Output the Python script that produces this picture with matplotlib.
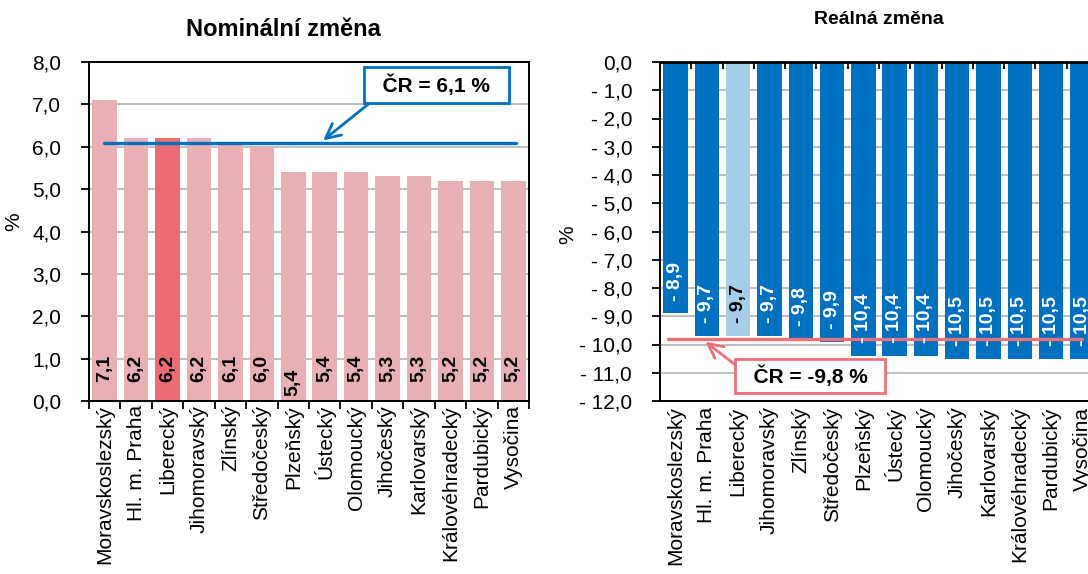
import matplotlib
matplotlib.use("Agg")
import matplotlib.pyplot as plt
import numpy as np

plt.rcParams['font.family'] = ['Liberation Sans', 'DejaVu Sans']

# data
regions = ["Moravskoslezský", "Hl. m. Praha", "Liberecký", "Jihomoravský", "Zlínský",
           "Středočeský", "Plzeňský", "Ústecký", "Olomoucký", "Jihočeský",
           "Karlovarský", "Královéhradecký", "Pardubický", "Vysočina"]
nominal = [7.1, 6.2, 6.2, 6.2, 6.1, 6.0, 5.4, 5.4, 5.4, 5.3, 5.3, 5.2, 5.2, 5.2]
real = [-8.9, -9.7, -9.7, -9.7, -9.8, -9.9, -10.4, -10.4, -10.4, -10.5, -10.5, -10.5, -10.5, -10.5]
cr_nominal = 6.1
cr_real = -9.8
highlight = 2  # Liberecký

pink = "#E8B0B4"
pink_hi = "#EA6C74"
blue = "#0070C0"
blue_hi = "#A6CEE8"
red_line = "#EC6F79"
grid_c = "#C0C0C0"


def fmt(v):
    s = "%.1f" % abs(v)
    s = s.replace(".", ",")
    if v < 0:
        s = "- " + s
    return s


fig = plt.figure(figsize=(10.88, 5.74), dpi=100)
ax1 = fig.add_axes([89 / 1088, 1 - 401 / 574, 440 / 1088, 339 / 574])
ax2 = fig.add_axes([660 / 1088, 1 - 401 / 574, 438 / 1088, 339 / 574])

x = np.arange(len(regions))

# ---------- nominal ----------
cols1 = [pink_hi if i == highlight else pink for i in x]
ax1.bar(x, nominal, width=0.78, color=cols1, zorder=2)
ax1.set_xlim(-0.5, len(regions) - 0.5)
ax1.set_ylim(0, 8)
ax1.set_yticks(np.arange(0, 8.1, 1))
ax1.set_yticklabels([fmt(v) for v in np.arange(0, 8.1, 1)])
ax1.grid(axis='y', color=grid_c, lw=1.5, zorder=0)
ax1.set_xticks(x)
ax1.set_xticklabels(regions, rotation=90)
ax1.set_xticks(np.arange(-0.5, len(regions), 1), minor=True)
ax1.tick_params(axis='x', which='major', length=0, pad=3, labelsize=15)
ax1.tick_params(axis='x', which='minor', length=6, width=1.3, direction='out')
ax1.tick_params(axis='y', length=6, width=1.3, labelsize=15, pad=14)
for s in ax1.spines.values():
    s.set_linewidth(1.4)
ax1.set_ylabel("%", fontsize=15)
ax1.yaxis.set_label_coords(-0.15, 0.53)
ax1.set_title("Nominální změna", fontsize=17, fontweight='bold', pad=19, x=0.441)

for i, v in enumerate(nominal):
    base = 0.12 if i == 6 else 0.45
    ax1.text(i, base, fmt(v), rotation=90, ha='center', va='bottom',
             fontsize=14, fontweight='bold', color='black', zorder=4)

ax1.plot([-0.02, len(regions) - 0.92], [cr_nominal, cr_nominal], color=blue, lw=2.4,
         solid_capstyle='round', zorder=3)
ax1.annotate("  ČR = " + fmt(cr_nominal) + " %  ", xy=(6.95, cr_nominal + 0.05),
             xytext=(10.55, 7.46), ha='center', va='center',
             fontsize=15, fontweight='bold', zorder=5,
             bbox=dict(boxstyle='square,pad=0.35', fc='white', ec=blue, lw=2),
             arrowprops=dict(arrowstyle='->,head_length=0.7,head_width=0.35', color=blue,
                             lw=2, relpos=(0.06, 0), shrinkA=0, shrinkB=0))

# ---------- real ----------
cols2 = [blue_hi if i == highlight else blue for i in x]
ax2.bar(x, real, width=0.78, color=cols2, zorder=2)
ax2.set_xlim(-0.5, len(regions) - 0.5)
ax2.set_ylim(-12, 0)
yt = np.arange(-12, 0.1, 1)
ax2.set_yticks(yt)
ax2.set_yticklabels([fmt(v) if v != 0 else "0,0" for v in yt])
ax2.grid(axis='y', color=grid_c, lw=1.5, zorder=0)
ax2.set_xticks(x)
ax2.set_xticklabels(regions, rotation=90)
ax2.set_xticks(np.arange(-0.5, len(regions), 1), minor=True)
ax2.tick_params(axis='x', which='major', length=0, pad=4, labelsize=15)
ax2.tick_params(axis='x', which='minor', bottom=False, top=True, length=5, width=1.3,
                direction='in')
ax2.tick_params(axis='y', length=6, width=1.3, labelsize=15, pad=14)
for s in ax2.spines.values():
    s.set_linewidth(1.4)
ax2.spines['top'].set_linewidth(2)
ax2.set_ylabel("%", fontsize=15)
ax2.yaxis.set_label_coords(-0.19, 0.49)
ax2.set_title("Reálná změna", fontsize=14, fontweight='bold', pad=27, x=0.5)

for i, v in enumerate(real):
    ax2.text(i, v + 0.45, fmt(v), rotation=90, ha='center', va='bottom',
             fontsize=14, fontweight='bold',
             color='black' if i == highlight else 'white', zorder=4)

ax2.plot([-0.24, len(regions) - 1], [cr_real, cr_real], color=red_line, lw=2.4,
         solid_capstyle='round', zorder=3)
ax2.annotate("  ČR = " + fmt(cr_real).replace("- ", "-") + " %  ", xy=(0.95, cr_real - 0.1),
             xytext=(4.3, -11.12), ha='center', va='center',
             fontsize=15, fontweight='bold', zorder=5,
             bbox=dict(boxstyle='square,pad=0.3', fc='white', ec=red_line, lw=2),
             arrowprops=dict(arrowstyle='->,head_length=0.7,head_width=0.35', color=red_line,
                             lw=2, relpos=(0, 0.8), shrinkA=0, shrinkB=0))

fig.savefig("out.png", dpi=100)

DIRECTION: From the first line above through the line containing "plt.rcParams['font.family'] = ['Liberation", copy everything exactly, without the pictures.

WRITTEN ANSWER:
Output the Python script that produces this picture with matplotlib.
import matplotlib
matplotlib.use("Agg")
import matplotlib.pyplot as plt
import numpy as np

plt.rcParams['font.family'] = ['Liberation Sans', 'DejaVu Sans']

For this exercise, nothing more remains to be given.